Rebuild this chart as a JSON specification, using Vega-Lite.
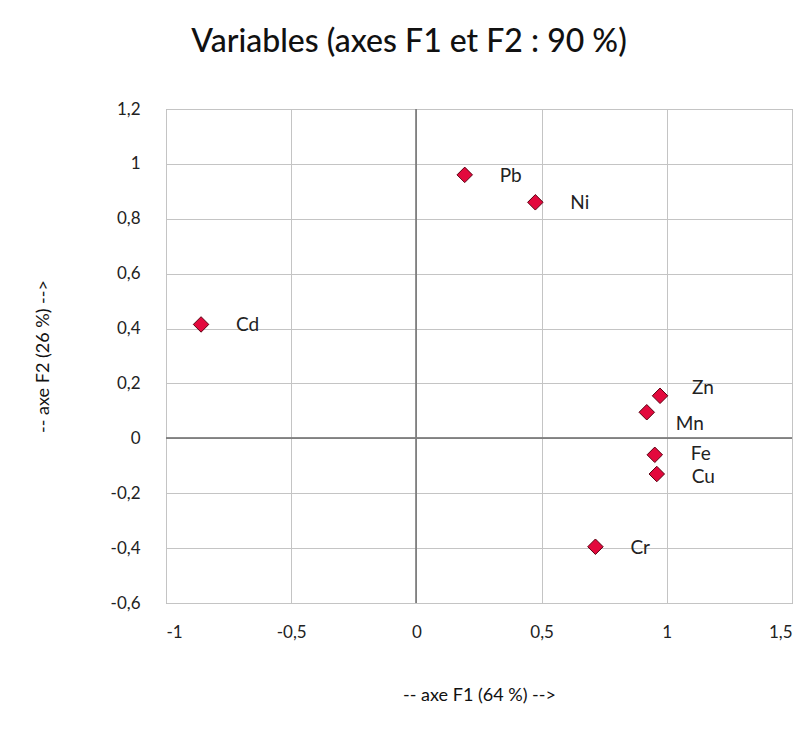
{
  "$schema": "https://vega.github.io/schema/vega-lite/v6.json",
  "width": 626,
  "height": 494,
  "autosize": "none",
  "padding": {"left": 166, "top": 109, "right": 19, "bottom": 141},
  "background": "white",
  "title": {
    "text": "Variables (axes F1 et F2 : 90 %)",
    "anchor": "middle",
    "dx": -70,
    "offset": 41,
    "fontSize": 32,
    "font": "Lato",
    "fontWeight": 500,
    "color": "#111"
  },
  "config": {
    "view": {"stroke": "#999", "strokeWidth": 1},
    "font": "Lato",
    "axis": {
      "domain": false,
      "ticks": false,
      "gridColor": "#c4c4c4",
      "gridWidth": 1,
      "labelFont": "Lato",
      "labelFontSize": 17,
      "labelColor": "#222",
      "titleFont": "Lato",
      "titleFontSize": 18,
      "titleFontWeight": "normal",
      "titleColor": "#111"
    }
  },
  "data": {
    "values": [
      {"var": "Pb", "F1": 0.193, "F2": 0.96},
      {"var": "Ni", "F1": 0.475, "F2": 0.86},
      {"var": "Cd", "F1": -0.86, "F2": 0.415},
      {"var": "Zn", "F1": 0.973, "F2": 0.155},
      {"var": "Mn", "F1": 0.92, "F2": 0.095},
      {"var": "Fe", "F1": 0.952, "F2": -0.06},
      {"var": "Cu", "F1": 0.96, "F2": -0.13},
      {"var": "Cr", "F1": 0.715, "F2": -0.395}
    ]
  },
  "encoding": {
    "x": {
      "field": "F1",
      "type": "quantitative",
      "scale": {"domain": [-1, 1.5], "nice": false, "zero": false},
      "axis": {
        "values": [-1, -0.5, 0, 0.5, 1, 1.5],
        "labelExpr": "replace(toString(round(datum.value*10)/10), '.', ',')",
        "labelPadding": 21,
        "title": "-- axe F1 (64 %) -->",
        "titlePadding": 46
      }
    },
    "y": {
      "field": "F2",
      "type": "quantitative",
      "scale": {"domain": [-0.6, 1.2], "nice": false, "zero": false},
      "axis": {
        "values": [-0.6, -0.4, -0.2, 0, 0.2, 0.4, 0.6, 0.8, 1, 1.2],
        "labelExpr": "replace(toString(round(datum.value*10)/10), '.', ',')",
        "labelPadding": 26,
        "title": "-- axe F2 (26 %) -->",
        "titlePadding": 58
      }
    }
  },
  "layer": [
    {
      "mark": {"type": "rule", "color": "#808080", "strokeWidth": 1.2},
      "encoding": {"x": {"datum": 0}, "y": null}
    },
    {
      "mark": {"type": "rule", "color": "#808080", "strokeWidth": 1.2},
      "encoding": {"y": {"datum": 0}, "x": null}
    },
    {
      "mark": {"type": "point", "shape": "diamond", "filled": true, "size": 240, "fill": "#e3093d", "stroke": "#5a0010", "strokeWidth": 1, "opacity": 1}
    },
    {
      "transform": [{"filter": "datum.var !== 'Zn' && datum.var !== 'Mn' && datum.var !== 'Fe' && datum.var !== 'Cu'"}],
      "mark": {"type": "text", "align": "left", "baseline": "middle", "dx": 35, "dy": 1, "fontSize": 19, "font": "Lato", "color": "#222"},
      "encoding": {"text": {"field": "var"}}
    },
    {
      "transform": [{"filter": "datum.var === 'Fe'"}],
      "mark": {"type": "text", "align": "left", "baseline": "middle", "dx": 36, "dy": -1, "fontSize": 19, "font": "Lato", "color": "#222"},
      "encoding": {"text": {"field": "var"}}
    },
    {
      "transform": [{"filter": "datum.var === 'Cu'"}],
      "mark": {"type": "text", "align": "left", "baseline": "middle", "dx": 35, "dy": 3, "fontSize": 19, "font": "Lato", "color": "#222"},
      "encoding": {"text": {"field": "var"}}
    },
    {
      "transform": [{"filter": "datum.var === 'Zn'"}],
      "mark": {"type": "text", "align": "left", "baseline": "middle", "dx": 32, "dy": -8, "fontSize": 19, "font": "Lato", "color": "#222"},
      "encoding": {"text": {"field": "var"}}
    },
    {
      "transform": [{"filter": "datum.var === 'Mn'"}],
      "mark": {"type": "text", "align": "left", "baseline": "middle", "dx": 29, "dy": 12, "fontSize": 19, "font": "Lato", "color": "#222"},
      "encoding": {"text": {"field": "var"}}
    }
  ]
}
+---+
*EXERCISE PROMPT*
Are you able to set down all the lines above exactly, without any pictures?

*EXERCISE RESULT*
Rebuild this chart as a JSON specification, using Vega-Lite.
{
  "$schema": "https://vega.github.io/schema/vega-lite/v6.json",
  "width": 626,
  "height": 494,
  "autosize": "none",
  "padding": {"left": 166, "top": 109, "right": 19, "bottom": 141},
  "background": "white",
  "title": {
    "text": "Variables (axes F1 et F2 : 90 %)",
    "anchor": "middle",
    "dx": -70,
    "offset": 41,
    "fontSize": 32,
    "font": "Lato",
    "fontWeight": 500,
    "color": "#111"
  },
  "config": {
    "view": {"stroke": "#999", "strokeWidth": 1},
    "font": "Lato",
    "axis": {
      "domain": false,
      "ticks": false,
      "gridColor": "#c4c4c4",
      "gridWidth": 1,
      "labelFont": "Lato",
      "labelFontSize": 17,
      "labelColor": "#222",
      "titleFont": "Lato",
      "titleFontSize": 18,
      "titleFontWeight": "normal",
      "titleColor": "#111"
    }
  },
  "data": {
    "values": [
      {"var": "Pb", "F1": 0.193, "F2": 0.96},
      {"var": "Ni", "F1": 0.475, "F2": 0.86},
      {"var": "Cd", "F1": -0.86, "F2": 0.415},
      {"var": "Zn", "F1": 0.973, "F2": 0.155},
      {"var": "Mn", "F1": 0.92, "F2": 0.095},
      {"var": "Fe", "F1": 0.952, "F2": -0.06},
      {"var": "Cu", "F1": 0.96, "F2": -0.13},
      {"var": "Cr", "F1": 0.715, "F2": -0.395}
    ]
  },
  "encoding": {
    "x": {
      "field": "F1",
      "type": "quantitative",
      "scale": {"domain": [-1, 1.5], "nice": false, "zero": false},
      "axis": {
        "values": [-1, -0.5, 0, 0.5, 1, 1.5],
        "labelExpr": "replace(toString(round(datum.value*10)/10), '.', ',')",
        "labelPadding": 21,
        "title": "-- axe F1 (64 %) -->",
        "titlePadding": 46
      }
    },
    "y": {
      "field": "F2",
      "type": "quantitative",
      "scale": {"domain": [-0.6, 1.2], "nice": false, "zero": false},
      "axis": {
        "values": [-0.6, -0.4, -0.2, 0, 0.2, 0.4, 0.6, 0.8, 1, 1.2],
        "labelExpr": "replace(toString(round(datum.value*10)/10), '.', ',')",
        "labelPadding": 26,
        "title": "-- axe F2 (26 %) -->",
        "titlePadding": 58
      }
    }
  },
  "layer": [
    {
      "mark": {"type": "rule", "color": "#808080", "strokeWidth": 1.2},
      "encoding": {"x": {"datum": 0}, "y": null}
    },
    {
      "mark": {"type": "rule", "color": "#808080", "strokeWidth": 1.2},
      "encoding": {"y": {"datum": 0}, "x": null}
    },
    {
      "mark": {"type": "point", "shape": "diamond", "filled": true, "size": 240, "fill": "#e3093d", "stroke": "#5a0010", "strokeWidth": 1, "opacity": 1}
    },
    {
      "transform": [{"filter": "datum.var !== 'Zn' && datum.var !== 'Mn' && datum.var !== 'Fe' && datum.var !== 'Cu'"}],
      "mark": {"type": "text", "align": "left", "baseline": "middle", "dx": 35, "dy": 1, "fontSize": 19, "font": "Lato", "color": "#222"},
      "encoding": {"text": {"field": "var"}}
    },
    {
      "transform": [{"filter": "datum.var === 'Fe'"}],
      "mark": {"type": "text", "align": "left", "baseline": "middle", "dx": 36, "dy": -1, "fontSize": 19, "font": "Lato", "color": "#222"},
      "encoding": {"text": {"field": "var"}}
    },
    {
      "transform": [{"filter": "datum.var === 'Cu'"}],
      "mark": {"type": "text", "align": "left", "baseline": "middle", "dx": 35, "dy": 3, "fontSize": 19, "font": "Lato", "color": "#222"},
      "encoding": {"text": {"field": "var"}}
    },
    {
      "transform": [{"filter": "datum.var === 'Zn'"}],
      "mark": {"type": "text", "align": "left", "baseline": "middle", "dx": 32, "dy": -8, "fontSize": 19, "font": "Lato", "color": "#222"},
      "encoding": {"text": {"field": "var"}}
    },
    {
      "transform": [{"filter": "datum.var === 'Mn'"}],
      "mark": {"type": "text", "align": "left", "baseline": "middle", "dx": 29, "dy": 12, "fontSize": 19, "font": "Lato", "color": "#222"},
      "encoding": {"text": {"field": "var"}}
    }
  ]
}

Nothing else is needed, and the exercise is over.